The land acquisition ordinance is being touted by the present government as a much needed piece of public legislation aimed at creating direly needed public goods like bridges, canals for irrigation, roads and working ports. Here in lies the catch. By removing the consent clause and social impact assessment the government has effectively nullified the rights of the biggest stakeholders-the landowners themselves. This is particularly troublesome given the instances where previous governments have tried to acquire land forcibly under the guise of industrial development. Events at Nandigram, Niyamgiri,Kalahandi were prominent examples of the state’s annexation tendencies.

What was needed was a surgically limited intervention as public policy, instead the BJP has tried to promulgate a one-size fits all ordinance. The ordinance also fails to tackle the hard problems of the land acquisition process. The foremost question is whether the state should land only for public use or does it have a stake when a private commercial enterprise wants to buy land? This question becomes pertinent when the land is owned by a large number of owners each of whom may have differing expectations when it comes to the resale value of their land. Simply pegging the resale value at a predetermined rate won’t do. As a thumb rule, government should almost never be in the position of determining prices of land in the first place.

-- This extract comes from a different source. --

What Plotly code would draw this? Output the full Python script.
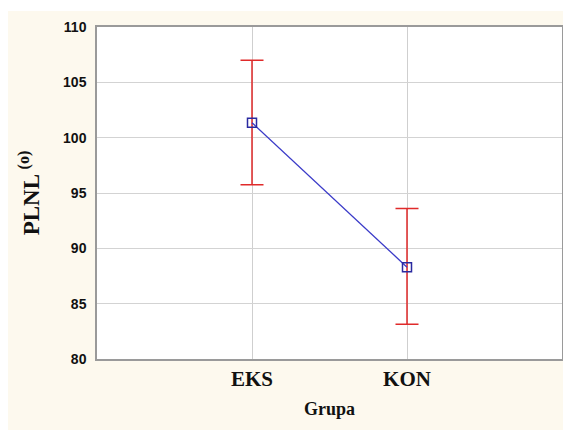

This problem becomes even more knotty when the project in question requires the land to be contiguous. Most land holdings in India are fragmented with land records and titles being in a mess. How does the government propose to acquire land when in most regions it’s unclear who the legitimate owner of the land is? By devising a piece of legislation which fails to resolve both the ethical and legal quandaries in the land acquisition process the government has not only opened itself up to charges of crony capitalism in the future, it has also opened a pandora’s box of sorts.